WRITTEN INSTRUCTION →
Print the records below exactly, from the line containing "Recreate this image" down to the line containing "cir_y1 = [13.7, 3.9, 6.2, 5.8, 0.0]", both lines included, and omit every picture.

PROVIDED RECORDS →
══════════════════════════════
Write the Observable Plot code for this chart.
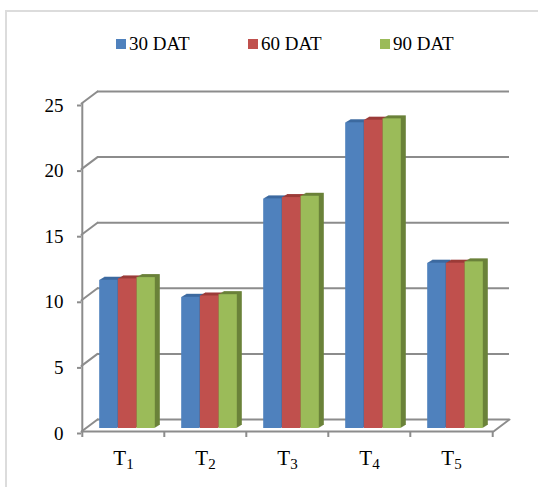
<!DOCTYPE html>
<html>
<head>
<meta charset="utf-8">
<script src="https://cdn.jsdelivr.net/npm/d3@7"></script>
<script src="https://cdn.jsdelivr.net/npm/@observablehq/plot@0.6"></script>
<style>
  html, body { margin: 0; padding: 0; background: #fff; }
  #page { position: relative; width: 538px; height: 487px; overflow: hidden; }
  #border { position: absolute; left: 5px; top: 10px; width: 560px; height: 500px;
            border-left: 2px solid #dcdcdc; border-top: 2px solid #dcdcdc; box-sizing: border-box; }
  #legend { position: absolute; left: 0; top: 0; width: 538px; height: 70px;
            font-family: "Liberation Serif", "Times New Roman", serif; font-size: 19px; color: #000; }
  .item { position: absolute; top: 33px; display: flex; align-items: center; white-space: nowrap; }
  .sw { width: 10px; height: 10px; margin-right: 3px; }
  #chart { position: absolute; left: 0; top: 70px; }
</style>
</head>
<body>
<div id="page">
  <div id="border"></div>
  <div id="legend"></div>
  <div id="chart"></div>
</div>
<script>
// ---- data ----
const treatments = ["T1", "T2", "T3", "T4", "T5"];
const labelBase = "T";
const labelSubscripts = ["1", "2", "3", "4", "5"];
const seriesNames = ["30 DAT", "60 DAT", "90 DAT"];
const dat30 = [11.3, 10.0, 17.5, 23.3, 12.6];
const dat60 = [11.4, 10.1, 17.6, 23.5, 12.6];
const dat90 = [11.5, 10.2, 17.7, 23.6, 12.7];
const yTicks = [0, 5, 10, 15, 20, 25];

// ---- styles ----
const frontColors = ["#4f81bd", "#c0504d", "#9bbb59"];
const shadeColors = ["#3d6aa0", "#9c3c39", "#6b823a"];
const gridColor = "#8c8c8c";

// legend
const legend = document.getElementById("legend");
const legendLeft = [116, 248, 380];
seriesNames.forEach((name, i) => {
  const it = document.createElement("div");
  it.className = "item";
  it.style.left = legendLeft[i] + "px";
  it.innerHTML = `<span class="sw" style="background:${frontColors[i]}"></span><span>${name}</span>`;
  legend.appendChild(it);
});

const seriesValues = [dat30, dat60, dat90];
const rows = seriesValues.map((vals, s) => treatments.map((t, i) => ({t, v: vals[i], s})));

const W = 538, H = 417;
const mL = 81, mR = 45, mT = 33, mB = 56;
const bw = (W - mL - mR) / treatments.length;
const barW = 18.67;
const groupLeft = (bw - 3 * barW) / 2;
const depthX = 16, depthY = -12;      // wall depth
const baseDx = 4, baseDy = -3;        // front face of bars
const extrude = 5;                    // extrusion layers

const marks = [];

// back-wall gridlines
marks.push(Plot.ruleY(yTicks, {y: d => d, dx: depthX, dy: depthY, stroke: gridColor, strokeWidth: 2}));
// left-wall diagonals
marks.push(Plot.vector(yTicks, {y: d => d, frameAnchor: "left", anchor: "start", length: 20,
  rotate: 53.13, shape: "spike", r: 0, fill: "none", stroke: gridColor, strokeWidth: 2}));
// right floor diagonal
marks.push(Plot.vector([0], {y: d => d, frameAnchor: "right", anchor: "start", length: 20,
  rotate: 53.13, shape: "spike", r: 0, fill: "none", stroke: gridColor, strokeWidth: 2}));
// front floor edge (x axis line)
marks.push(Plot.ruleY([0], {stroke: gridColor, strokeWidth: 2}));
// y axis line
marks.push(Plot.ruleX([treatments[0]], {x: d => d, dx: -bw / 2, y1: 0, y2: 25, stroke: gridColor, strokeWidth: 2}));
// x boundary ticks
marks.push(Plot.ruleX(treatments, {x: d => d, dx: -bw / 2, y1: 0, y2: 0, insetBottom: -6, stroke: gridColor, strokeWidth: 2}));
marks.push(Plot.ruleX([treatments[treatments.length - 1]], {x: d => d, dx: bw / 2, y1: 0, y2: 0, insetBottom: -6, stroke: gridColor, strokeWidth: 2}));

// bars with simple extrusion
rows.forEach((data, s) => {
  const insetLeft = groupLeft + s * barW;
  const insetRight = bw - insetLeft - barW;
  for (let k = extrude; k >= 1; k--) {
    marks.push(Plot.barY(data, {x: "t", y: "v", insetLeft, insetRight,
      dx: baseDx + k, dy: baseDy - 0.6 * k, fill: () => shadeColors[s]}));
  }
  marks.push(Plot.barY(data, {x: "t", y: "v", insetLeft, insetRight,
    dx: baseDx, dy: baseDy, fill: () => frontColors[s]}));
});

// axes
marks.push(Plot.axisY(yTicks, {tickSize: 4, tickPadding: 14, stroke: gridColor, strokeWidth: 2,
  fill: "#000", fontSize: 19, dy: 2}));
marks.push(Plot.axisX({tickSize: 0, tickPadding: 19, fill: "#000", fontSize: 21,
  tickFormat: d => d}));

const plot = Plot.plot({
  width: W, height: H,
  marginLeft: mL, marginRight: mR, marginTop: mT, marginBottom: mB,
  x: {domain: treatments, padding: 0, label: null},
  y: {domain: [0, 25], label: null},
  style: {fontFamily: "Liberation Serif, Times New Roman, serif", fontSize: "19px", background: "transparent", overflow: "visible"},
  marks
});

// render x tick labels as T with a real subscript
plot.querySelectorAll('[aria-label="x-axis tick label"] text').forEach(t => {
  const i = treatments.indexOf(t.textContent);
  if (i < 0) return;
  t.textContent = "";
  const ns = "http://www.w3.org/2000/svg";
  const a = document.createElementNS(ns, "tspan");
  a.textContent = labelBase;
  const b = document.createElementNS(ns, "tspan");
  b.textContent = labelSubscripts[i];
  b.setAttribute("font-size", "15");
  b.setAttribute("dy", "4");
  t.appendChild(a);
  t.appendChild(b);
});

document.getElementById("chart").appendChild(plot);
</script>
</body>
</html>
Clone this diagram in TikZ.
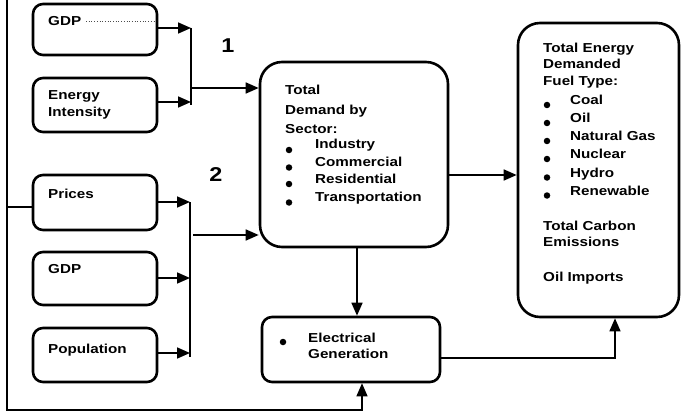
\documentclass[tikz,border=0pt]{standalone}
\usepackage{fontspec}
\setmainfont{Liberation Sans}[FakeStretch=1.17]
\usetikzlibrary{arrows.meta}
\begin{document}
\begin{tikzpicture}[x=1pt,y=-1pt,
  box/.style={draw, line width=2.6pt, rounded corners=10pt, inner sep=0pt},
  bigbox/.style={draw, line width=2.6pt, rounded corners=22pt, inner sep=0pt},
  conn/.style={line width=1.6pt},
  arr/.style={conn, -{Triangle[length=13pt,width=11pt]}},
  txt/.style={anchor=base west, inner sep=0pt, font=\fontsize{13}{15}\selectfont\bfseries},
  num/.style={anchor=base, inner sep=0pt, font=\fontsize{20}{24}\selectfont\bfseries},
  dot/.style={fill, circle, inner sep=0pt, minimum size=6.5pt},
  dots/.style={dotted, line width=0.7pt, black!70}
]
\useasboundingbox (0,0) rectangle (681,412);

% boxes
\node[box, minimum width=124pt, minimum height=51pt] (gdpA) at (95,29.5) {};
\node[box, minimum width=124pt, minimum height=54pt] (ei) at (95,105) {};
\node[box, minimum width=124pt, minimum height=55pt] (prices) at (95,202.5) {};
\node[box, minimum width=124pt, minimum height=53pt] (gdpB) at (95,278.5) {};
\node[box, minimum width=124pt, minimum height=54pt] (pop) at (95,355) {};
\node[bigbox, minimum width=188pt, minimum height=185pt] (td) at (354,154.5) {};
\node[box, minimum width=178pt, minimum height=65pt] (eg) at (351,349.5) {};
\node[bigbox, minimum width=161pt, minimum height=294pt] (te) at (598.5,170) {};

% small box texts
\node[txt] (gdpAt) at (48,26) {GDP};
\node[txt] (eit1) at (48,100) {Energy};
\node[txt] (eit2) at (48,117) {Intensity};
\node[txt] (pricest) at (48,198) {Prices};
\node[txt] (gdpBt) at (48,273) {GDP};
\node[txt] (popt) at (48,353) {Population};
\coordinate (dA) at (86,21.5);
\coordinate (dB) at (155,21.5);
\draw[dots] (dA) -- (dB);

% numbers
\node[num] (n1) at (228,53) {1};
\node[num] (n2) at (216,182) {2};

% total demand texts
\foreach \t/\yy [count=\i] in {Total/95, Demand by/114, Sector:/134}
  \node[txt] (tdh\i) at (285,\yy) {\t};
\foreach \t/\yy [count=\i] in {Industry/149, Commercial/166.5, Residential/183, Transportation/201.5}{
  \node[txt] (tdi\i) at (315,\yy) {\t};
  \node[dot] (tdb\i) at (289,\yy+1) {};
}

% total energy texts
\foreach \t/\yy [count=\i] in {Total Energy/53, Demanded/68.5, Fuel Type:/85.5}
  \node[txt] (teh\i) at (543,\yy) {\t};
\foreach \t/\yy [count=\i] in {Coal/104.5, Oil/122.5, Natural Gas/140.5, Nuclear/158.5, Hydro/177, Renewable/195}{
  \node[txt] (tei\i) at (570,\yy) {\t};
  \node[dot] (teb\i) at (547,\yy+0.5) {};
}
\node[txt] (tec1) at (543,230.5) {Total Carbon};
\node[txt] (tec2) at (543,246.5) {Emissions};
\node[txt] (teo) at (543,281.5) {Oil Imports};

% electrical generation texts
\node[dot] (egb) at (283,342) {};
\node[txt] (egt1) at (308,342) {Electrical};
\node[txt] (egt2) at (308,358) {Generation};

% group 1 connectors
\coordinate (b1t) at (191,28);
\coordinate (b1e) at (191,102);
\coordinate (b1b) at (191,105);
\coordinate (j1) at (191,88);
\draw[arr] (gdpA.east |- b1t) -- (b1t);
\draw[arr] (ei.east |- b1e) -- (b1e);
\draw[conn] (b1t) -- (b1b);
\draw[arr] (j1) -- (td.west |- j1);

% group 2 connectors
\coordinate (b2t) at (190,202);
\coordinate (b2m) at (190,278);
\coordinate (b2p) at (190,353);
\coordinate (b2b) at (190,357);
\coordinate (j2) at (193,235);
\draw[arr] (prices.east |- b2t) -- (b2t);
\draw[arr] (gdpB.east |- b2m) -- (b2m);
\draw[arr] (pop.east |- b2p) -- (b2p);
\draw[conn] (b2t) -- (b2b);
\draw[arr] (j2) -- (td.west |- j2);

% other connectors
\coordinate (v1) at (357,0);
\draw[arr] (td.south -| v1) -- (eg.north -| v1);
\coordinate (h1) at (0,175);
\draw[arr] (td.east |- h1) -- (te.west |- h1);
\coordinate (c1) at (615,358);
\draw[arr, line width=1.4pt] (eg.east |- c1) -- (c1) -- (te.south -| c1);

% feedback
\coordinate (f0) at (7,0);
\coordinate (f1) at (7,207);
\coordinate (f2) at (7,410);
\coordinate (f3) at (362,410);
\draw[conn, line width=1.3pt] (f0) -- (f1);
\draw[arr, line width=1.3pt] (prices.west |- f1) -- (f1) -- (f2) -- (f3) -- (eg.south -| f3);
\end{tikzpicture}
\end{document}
══════════════════════════════
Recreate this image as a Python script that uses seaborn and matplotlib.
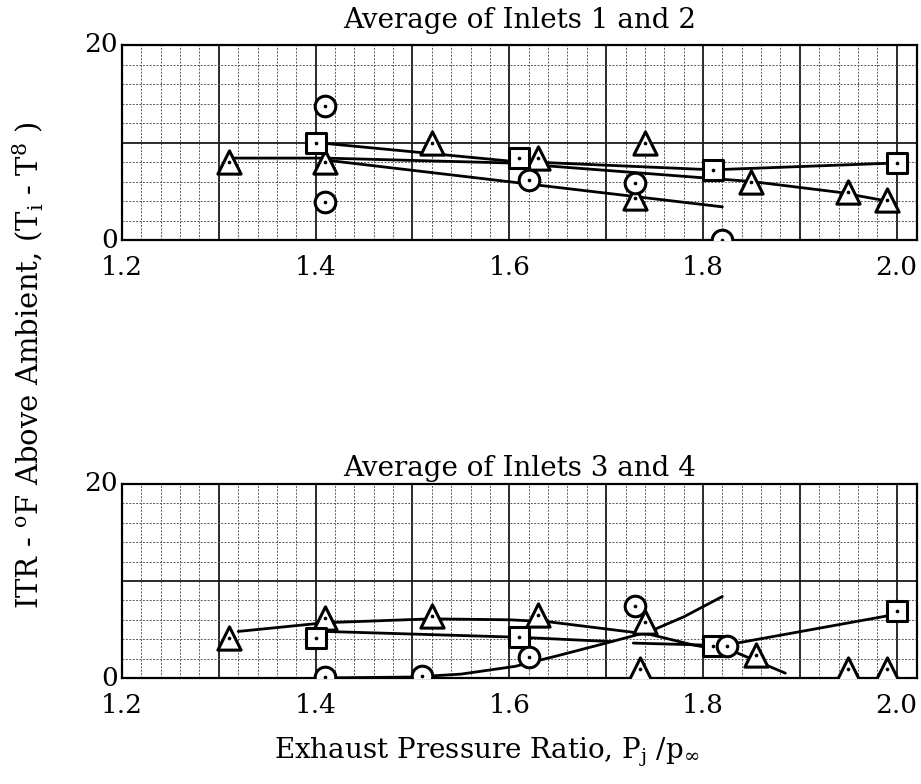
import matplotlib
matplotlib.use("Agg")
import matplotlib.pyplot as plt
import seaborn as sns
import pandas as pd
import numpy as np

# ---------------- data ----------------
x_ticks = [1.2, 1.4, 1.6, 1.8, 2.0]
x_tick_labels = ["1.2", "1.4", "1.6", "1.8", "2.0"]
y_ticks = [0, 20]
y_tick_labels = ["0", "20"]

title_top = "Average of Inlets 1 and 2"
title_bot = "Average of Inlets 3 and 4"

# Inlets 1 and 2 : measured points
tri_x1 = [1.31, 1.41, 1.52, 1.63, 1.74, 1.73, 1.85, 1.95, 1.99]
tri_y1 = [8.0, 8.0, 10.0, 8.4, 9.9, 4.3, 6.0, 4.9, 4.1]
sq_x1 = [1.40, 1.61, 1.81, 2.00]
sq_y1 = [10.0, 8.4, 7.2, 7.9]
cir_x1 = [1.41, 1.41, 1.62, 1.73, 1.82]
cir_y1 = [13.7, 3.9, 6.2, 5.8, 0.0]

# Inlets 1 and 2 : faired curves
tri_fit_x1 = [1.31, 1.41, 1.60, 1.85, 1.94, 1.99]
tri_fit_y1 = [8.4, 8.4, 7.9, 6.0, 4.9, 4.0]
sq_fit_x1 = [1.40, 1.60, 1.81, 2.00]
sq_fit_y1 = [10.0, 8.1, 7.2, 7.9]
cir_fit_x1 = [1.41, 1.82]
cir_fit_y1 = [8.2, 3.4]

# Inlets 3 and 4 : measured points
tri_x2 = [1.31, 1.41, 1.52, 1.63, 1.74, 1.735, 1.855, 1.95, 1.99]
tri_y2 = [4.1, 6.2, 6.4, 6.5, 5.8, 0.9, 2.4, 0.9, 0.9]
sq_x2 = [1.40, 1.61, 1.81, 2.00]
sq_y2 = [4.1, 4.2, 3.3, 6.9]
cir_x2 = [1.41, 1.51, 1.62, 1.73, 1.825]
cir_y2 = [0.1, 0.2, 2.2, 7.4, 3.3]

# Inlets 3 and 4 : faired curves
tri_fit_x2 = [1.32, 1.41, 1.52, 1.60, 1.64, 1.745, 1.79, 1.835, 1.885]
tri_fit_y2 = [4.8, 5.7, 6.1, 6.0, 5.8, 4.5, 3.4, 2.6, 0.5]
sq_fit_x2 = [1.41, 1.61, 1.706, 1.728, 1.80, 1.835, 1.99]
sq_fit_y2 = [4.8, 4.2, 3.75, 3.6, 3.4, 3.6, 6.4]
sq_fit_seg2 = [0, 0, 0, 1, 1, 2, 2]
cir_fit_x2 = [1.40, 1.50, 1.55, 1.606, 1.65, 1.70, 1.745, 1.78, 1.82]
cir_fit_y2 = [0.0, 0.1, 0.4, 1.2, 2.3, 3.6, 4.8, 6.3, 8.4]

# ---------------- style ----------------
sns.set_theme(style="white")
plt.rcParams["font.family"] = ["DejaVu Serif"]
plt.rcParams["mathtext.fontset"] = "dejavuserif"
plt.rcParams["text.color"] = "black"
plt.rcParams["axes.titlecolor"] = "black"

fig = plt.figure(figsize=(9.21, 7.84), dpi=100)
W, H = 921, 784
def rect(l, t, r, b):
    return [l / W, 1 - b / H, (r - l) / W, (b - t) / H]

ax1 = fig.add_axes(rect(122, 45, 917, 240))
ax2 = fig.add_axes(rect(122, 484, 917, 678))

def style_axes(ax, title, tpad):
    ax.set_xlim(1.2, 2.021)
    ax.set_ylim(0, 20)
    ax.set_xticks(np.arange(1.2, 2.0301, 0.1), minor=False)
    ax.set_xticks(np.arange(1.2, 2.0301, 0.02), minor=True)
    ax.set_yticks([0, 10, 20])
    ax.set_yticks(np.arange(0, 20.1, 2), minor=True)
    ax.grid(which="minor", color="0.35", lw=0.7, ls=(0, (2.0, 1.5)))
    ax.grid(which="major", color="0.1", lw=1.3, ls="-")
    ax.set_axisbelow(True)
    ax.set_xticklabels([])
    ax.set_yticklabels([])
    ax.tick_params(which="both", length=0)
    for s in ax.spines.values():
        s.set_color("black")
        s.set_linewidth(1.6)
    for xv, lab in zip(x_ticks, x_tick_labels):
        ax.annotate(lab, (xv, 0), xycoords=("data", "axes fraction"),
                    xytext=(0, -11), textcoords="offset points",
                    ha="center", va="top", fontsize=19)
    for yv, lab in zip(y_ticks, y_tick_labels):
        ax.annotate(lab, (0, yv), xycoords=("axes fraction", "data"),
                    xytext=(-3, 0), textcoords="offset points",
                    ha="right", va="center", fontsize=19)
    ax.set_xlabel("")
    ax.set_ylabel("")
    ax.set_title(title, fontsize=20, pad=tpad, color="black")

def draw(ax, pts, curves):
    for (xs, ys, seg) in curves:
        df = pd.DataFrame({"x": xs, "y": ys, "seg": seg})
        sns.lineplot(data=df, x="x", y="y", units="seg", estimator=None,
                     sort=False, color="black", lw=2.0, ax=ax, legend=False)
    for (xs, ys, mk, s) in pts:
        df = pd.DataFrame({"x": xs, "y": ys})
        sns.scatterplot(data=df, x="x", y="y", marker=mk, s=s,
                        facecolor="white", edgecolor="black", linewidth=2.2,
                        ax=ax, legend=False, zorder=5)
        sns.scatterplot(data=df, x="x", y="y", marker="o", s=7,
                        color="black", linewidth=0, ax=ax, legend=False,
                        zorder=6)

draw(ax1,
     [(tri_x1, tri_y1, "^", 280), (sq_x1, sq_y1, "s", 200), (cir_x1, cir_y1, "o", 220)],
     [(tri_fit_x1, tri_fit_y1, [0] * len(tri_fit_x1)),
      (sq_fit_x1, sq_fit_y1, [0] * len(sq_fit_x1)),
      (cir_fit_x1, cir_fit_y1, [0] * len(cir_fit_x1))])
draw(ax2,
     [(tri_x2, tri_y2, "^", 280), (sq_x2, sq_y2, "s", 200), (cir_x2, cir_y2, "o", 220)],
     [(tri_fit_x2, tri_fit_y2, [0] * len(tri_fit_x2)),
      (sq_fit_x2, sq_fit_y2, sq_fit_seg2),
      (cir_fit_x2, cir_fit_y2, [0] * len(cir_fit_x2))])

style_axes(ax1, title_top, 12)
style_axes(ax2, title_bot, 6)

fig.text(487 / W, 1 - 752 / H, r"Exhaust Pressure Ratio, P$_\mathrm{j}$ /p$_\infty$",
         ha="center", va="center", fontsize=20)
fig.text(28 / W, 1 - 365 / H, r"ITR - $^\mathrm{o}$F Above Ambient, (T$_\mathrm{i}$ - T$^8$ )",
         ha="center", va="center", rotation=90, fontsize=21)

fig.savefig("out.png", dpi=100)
══════════════════════════════
RESULT OF THE TASK →
Recreate this image as a Python script that uses seaborn and matplotlib.
import matplotlib
matplotlib.use("Agg")
import matplotlib.pyplot as plt
import seaborn as sns
import pandas as pd
import numpy as np

# ---------------- data ----------------
x_ticks = [1.2, 1.4, 1.6, 1.8, 2.0]
x_tick_labels = ["1.2", "1.4", "1.6", "1.8", "2.0"]
y_ticks = [0, 20]
y_tick_labels = ["0", "20"]

title_top = "Average of Inlets 1 and 2"
title_bot = "Average of Inlets 3 and 4"

# Inlets 1 and 2 : measured points
tri_x1 = [1.31, 1.41, 1.52, 1.63, 1.74, 1.73, 1.85, 1.95, 1.99]
tri_y1 = [8.0, 8.0, 10.0, 8.4, 9.9, 4.3, 6.0, 4.9, 4.1]
sq_x1 = [1.40, 1.61, 1.81, 2.00]
sq_y1 = [10.0, 8.4, 7.2, 7.9]
cir_x1 = [1.41, 1.41, 1.62, 1.73, 1.82]
cir_y1 = [13.7, 3.9, 6.2, 5.8, 0.0]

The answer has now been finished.